--- START ---
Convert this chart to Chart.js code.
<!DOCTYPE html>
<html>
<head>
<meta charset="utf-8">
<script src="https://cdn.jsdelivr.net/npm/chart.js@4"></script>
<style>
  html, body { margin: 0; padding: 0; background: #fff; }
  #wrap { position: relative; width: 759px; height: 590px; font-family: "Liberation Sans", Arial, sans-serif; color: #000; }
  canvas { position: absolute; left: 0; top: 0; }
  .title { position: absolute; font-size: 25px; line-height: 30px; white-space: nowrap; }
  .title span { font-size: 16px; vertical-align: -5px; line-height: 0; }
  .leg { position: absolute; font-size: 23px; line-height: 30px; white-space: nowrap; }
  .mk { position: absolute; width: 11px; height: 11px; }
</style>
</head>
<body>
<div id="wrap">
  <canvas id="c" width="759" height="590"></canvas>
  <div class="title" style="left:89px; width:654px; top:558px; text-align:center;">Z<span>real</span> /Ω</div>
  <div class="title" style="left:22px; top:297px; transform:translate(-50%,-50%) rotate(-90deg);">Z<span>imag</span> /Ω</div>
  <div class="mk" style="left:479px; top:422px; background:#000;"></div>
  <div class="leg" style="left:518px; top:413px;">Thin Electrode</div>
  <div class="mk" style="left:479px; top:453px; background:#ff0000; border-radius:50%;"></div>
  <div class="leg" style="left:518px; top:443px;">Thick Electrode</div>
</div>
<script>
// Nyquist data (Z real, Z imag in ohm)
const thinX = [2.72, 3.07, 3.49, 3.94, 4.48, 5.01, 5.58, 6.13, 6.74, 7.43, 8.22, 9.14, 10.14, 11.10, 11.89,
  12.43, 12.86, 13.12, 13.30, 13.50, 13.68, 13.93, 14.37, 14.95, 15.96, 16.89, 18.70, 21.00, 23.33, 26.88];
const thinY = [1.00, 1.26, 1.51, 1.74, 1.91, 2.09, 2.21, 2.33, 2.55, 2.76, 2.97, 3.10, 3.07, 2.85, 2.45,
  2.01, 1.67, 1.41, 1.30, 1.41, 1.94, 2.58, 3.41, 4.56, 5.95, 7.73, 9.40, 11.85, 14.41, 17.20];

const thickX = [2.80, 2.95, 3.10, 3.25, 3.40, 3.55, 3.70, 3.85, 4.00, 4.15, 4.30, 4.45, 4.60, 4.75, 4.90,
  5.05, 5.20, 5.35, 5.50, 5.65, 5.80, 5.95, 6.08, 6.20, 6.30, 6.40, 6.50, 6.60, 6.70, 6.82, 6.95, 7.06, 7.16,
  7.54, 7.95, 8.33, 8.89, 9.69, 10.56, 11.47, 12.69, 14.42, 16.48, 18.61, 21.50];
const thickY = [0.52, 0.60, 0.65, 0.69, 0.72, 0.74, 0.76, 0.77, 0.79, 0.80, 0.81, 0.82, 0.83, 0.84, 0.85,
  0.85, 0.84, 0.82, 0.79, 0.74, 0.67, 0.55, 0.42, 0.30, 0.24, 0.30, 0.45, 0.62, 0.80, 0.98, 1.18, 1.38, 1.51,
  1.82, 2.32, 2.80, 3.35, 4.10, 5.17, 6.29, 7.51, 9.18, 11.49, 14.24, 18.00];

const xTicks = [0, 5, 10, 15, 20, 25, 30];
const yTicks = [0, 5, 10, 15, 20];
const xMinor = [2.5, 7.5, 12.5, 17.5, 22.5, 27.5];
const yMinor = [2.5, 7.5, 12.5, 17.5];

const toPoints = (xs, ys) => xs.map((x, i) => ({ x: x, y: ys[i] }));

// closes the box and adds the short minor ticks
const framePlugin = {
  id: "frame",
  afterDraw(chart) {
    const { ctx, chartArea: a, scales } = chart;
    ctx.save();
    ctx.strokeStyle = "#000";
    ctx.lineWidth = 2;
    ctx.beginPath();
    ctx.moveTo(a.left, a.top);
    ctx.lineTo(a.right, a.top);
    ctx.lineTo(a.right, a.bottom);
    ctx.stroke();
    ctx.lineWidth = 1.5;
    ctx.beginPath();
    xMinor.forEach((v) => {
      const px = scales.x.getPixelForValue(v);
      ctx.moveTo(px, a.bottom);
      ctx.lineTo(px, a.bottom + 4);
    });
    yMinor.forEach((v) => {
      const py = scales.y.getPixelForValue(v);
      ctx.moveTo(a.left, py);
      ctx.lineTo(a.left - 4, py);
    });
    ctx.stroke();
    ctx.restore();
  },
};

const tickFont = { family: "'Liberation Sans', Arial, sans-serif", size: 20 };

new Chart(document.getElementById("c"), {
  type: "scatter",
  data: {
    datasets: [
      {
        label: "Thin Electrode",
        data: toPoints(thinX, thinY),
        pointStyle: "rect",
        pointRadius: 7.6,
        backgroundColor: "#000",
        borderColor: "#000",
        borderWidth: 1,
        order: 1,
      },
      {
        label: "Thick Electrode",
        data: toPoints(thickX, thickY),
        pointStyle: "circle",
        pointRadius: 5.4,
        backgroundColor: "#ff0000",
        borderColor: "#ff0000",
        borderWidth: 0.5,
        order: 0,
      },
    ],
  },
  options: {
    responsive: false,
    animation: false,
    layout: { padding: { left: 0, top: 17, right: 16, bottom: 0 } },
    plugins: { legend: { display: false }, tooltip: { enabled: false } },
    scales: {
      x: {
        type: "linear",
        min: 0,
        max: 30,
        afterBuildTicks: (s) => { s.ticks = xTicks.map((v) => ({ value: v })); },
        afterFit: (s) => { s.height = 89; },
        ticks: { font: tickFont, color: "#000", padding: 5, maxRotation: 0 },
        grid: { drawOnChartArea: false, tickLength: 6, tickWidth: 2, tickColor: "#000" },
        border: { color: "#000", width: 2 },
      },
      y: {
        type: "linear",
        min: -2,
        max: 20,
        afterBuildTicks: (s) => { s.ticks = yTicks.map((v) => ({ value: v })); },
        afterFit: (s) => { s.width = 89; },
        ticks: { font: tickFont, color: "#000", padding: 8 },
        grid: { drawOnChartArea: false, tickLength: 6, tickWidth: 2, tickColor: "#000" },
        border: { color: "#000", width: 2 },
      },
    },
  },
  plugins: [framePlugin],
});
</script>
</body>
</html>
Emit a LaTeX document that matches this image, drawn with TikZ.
--- END ---
--- START ---
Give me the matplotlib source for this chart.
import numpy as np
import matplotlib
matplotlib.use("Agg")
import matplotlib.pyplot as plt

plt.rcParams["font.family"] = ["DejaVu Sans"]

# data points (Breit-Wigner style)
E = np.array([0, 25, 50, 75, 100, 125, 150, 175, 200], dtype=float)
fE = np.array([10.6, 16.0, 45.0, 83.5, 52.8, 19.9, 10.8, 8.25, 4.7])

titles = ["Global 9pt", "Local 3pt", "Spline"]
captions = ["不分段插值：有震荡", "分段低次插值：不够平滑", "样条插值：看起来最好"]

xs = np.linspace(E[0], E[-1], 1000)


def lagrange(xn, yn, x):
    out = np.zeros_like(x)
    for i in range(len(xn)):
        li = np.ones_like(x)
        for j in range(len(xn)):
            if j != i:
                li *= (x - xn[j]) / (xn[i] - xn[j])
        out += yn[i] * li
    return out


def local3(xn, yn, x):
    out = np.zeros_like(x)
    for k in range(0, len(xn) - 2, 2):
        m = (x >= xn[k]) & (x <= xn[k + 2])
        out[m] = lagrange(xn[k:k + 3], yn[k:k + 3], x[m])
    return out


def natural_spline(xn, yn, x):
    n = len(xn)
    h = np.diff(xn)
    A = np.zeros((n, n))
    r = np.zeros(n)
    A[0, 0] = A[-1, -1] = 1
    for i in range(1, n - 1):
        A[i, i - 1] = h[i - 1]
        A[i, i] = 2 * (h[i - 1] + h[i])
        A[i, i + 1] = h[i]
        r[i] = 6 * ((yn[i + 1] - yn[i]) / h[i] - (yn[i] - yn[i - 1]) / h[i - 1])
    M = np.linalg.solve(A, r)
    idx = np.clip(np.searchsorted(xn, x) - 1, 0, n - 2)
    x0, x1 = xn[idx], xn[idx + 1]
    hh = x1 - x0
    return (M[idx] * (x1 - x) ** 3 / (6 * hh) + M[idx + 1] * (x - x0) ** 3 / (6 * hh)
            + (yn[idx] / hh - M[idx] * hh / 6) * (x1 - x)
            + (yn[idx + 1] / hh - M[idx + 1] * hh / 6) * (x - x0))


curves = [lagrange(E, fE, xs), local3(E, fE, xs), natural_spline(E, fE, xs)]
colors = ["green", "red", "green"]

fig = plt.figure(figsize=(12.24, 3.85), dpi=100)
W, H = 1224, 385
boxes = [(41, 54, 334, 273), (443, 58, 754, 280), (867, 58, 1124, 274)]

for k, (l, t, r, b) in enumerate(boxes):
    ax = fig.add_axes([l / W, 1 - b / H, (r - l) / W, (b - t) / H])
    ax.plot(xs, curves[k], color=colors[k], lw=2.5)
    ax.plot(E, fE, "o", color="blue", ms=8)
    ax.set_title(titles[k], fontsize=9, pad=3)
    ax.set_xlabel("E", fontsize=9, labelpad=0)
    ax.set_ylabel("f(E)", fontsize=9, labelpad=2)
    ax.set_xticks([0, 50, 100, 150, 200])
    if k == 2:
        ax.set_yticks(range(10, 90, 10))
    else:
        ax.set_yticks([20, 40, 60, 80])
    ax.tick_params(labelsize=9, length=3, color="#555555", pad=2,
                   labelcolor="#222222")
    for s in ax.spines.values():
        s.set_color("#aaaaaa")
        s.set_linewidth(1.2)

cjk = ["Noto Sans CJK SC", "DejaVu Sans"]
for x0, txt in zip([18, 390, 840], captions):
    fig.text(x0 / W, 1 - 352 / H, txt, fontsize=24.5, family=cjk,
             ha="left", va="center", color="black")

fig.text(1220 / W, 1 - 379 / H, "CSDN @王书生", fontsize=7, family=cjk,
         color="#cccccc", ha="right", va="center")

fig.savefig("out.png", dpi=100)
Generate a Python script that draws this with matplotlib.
--- END ---
--- START ---
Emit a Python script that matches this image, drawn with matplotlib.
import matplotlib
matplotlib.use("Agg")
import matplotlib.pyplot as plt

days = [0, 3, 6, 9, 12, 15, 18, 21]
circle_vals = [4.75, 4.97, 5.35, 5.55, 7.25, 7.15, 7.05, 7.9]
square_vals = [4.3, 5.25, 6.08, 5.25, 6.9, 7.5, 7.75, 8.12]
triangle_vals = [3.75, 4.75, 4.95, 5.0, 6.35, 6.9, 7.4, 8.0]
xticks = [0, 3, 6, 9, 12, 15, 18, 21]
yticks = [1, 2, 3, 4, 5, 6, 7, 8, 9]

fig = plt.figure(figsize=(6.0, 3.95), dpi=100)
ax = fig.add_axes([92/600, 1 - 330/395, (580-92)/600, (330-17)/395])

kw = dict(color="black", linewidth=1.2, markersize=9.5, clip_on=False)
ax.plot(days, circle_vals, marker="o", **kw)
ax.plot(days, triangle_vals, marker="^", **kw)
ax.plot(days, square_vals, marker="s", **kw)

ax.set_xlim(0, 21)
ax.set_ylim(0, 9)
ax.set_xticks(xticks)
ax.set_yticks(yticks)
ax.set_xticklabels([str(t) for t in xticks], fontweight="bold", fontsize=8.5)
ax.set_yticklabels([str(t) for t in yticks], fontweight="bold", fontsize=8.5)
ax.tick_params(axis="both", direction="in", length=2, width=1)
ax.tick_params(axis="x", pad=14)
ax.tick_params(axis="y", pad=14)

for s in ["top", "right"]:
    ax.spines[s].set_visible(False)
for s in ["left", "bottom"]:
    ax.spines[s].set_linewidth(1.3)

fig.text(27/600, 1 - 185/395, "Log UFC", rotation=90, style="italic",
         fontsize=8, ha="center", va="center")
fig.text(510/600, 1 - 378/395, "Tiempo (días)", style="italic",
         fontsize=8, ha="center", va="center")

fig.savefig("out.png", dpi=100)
--- END ---
#### EXERCISE DETAILS:
Of the lines above, how many contain the string "Emit"? Only the number is required.

#### ANSWER TO THIS EXERCISE:
2